Columnist Earl Wilson would write that “she had magic in her toes.”

In 1950 she got a contract to go to Hollywood for Warner Brothers. After a brief appearance in an early Doris Day picture, “Tea for Two,” she became “the fair-haired girl on the lot” and was rushed into something called “Rocky Mountain” as Errol Flynn’s leading lady.

Flynn, who at the time was involved with a Romanian princess, suddenly decided that Patrice “typified everything I longed for, or thought I longed for.” The mother of his most recent ex-wife said that Patrice “likes to fish and hunt and do other things Errol likes.” Pledging that “this is for keeps,” Flynn and Miss Wymore were married in Monte Carlo on Oct. 23, 1950. Her mother said, “Oh, honey, I’m so glad you’re getting married and settling down.”

Of course, it did not quite work out that way. “I grew up in a hurry when I married him,” says Patrice. She led a vagabond’s life with Flynn, mostly in Europe. A daughter, Arnella Roma, was born in Italy on Christmas Day, 1953.

Five years later, after a number of partings and reconciliations, Patrice Wymore returned to Hollywood and went back to work. When Flynn died in 1959, she conducted herself with dignity amid the highly publicized grievings and threatened legal actions of her late husband’s teen-age “protégée,” one Beverly Aadland.

She has never remarried.

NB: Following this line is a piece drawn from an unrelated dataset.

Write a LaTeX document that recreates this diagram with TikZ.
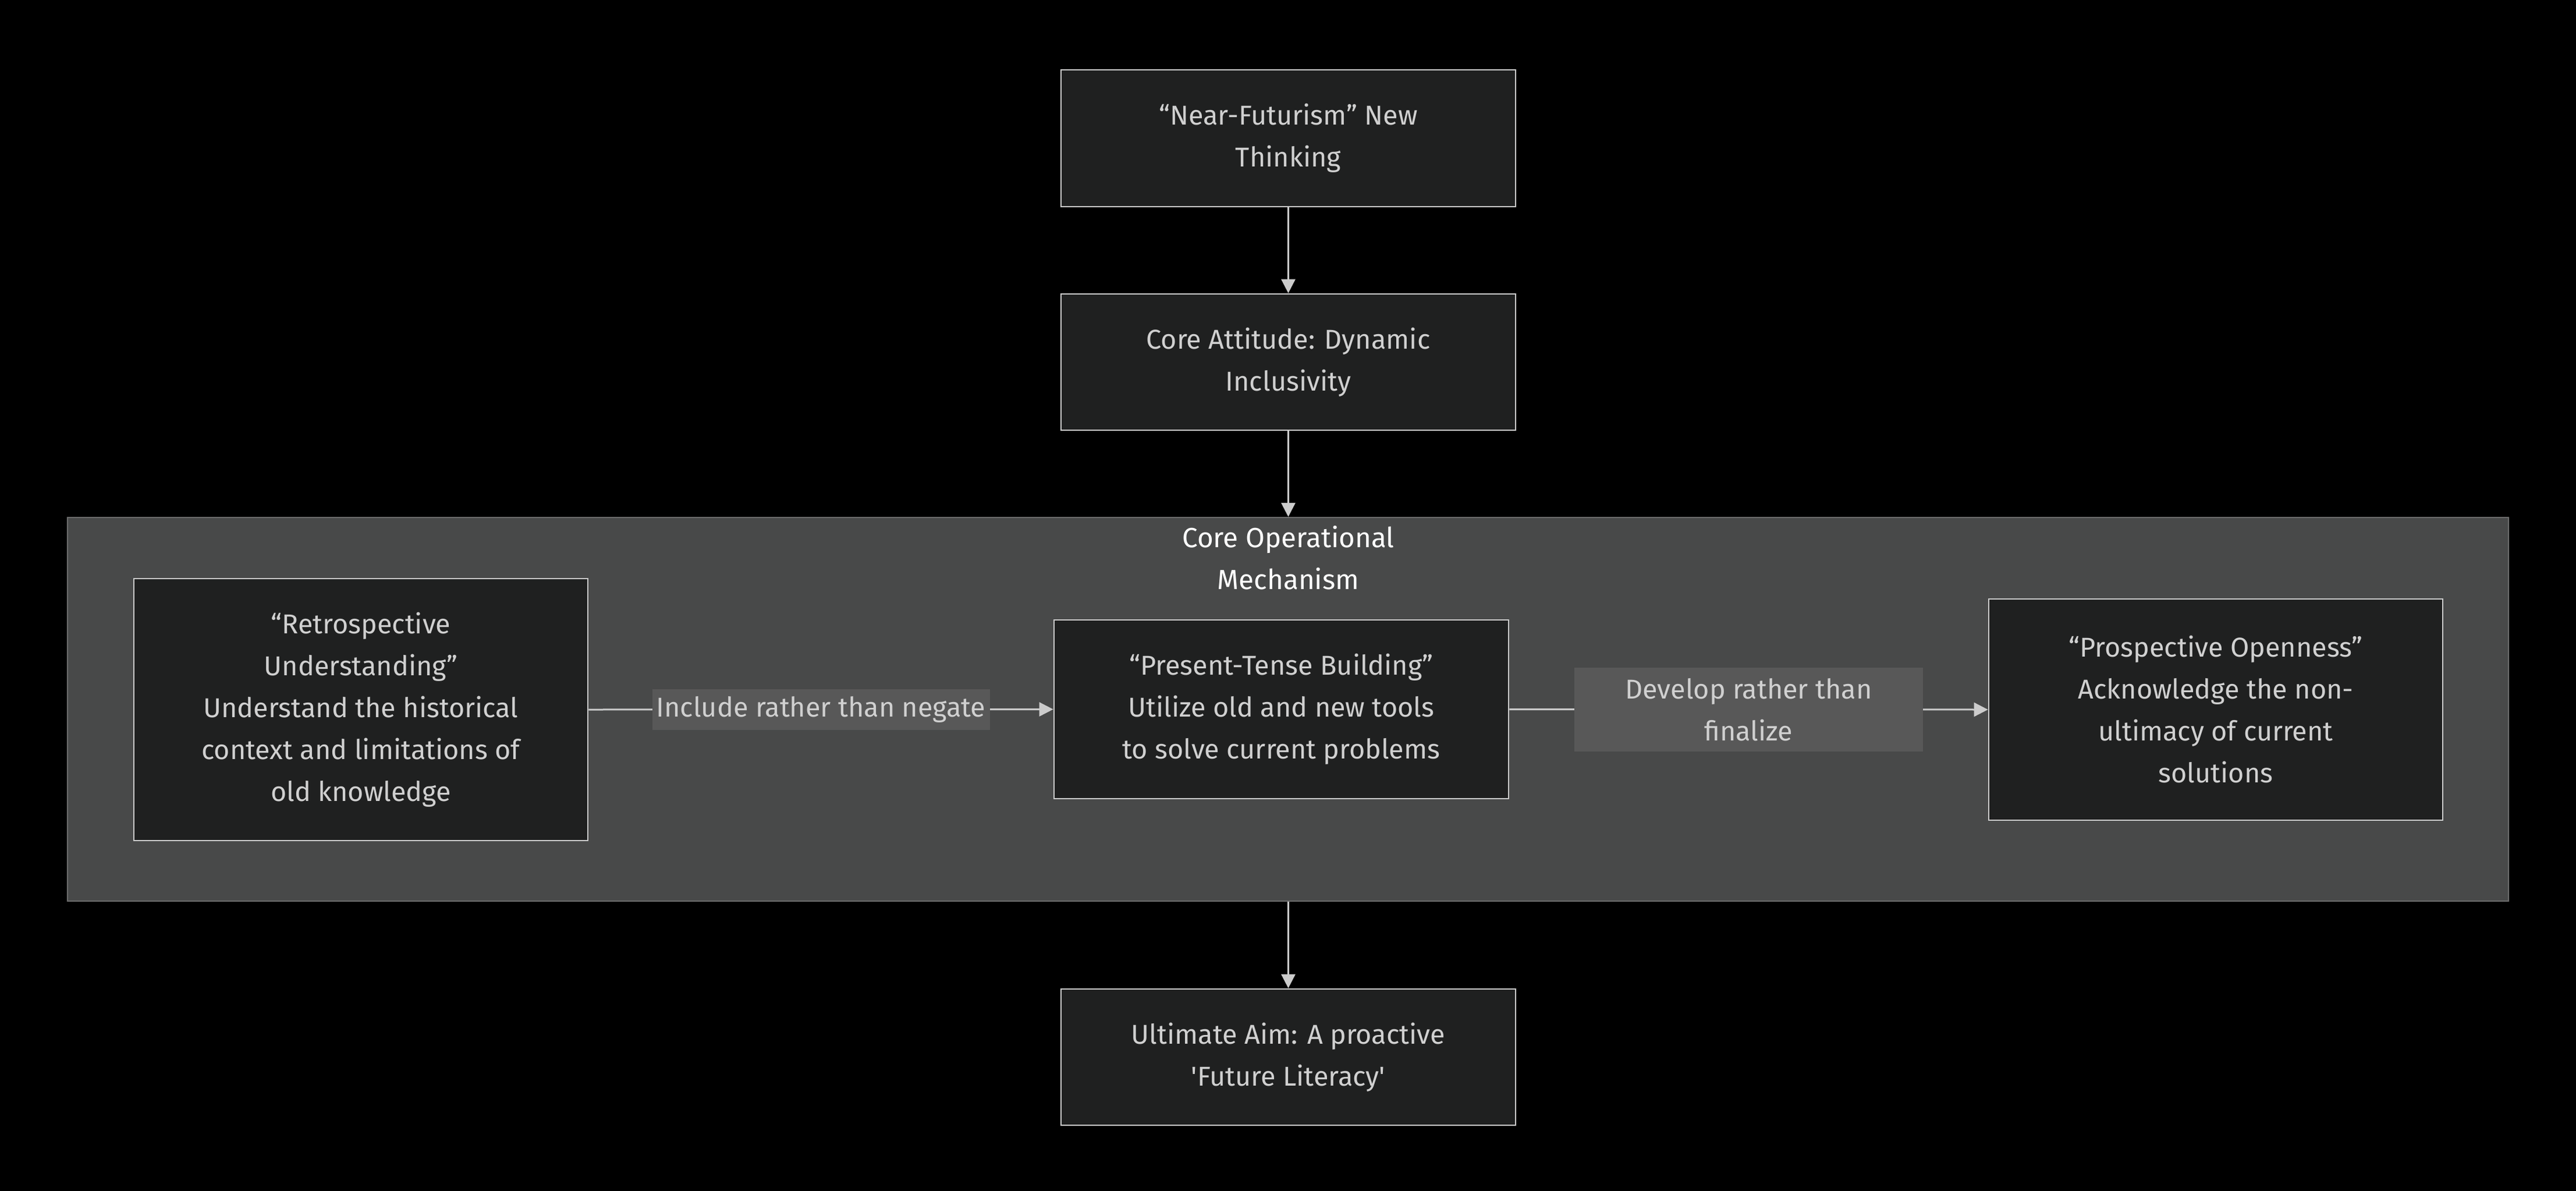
\documentclass[tikz,border=0pt]{standalone}
\usepackage{fontspec}
\newfontfamily\mf{Fira Sans}
\usetikzlibrary{arrows.meta}
\definecolor{nodefill}{HTML}{1F2020}
\definecolor{nodeline}{HTML}{CCCCCC}
\definecolor{txt}{HTML}{D0D0D0}
\definecolor{clfill}{HTML}{484949}
\definecolor{clline}{HTML}{6E6E6E}
\definecolor{lblbg}{HTML}{585858}
\tikzset{
  box/.style={draw=nodeline, fill=nodefill, line width=0.7pt, text=txt,
    font=\mf\fontsize{11.7}{18}\selectfont, align=center, inner sep=0pt},
  cluster/.style={draw=clline, fill=clfill, line width=0.6pt, inner sep=0pt},
  cltitle/.style={text=white, font=\mf\fontsize{11.9}{18}\selectfont, align=center, inner sep=0pt},
  lbl/.style={fill=lblbg, text=txt, font=\mf\fontsize{11.7}{18}\selectfont, align=center, inner sep=0pt},
  edge/.style={draw=nodeline, line width=0.75pt, -{Triangle[length=6pt,width=6pt]}}
}
\begin{document}
\begin{tikzpicture}[x=0.25pt,y=-0.25pt]
\useasboundingbox (0,0) rectangle (4426,2046);
\fill[black] (0,0) rectangle (4426,2046);
% cluster
\node[cluster, minimum width=1048.5pt, minimum height=164.75pt] (C) at (2213,1218.5) {};
\node[cltitle] (CT) at (2213.5,958.5) {Core Operational\\Mechanism};
% main nodes
\node[box, minimum width=195.25pt, minimum height=58.75pt] (A) at (2213.5,237.5) {“Near-Futurism” New\\Thinking};
\node[box, minimum width=195.25pt, minimum height=58.5pt] (B) at (2213.5,622) {Core Attitude: Dynamic\\Inclusivity};
\node[box, minimum width=195pt, minimum height=112.5pt] (R) at (620,1219) {“Retrospective\\Understanding”\\Understand the historical\\context and limitations of\\old knowledge};
\node[box, minimum width=195.25pt, minimum height=76.75pt] (P) at (2201.5,1218.5) {“Present-Tense Building”\\Utilize old and new tools\\to solve current problems};
\node[box, minimum width=195pt, minimum height=95pt] (O) at (3807,1219) {“Prospective Openness”\\Acknowledge the non-\\ultimacy of current\\solutions};
\node[box, minimum width=195.25pt, minimum height=58.5pt] (D) at (2213.5,1816) {Ultimate Aim: A proactive\\'Future Literacy'};
% edges
\draw[edge] (A) -- (B);
\draw[edge] (B.south) -- (B.south |- C.north);
\draw[edge] (C.south -| D.north) -- (D.north);
\draw[edge] (R.east) -- node[lbl, minimum width=145pt, minimum height=17.5pt] (L1) {Include rather than negate} (P.west);
\draw[edge] (P.east) -- node[lbl, minimum width=149.75pt, minimum height=36pt] (L2) {Develop rather than\\finalize} (O.west);
\end{tikzpicture}
\end{document}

Today she lives quietly in the Hollywood hills with her 12-year-old daughter, a tall blonde like her mother, who wants to be an actress. At the moment, Arnella is taking dancing lessons. Who knows? Perhaps in a few years she'll go to New York and make good on Broadway and then go to Hollywood, where she will meet this handsome movie, star, and then... But who would believe it? It sounds like soap opera.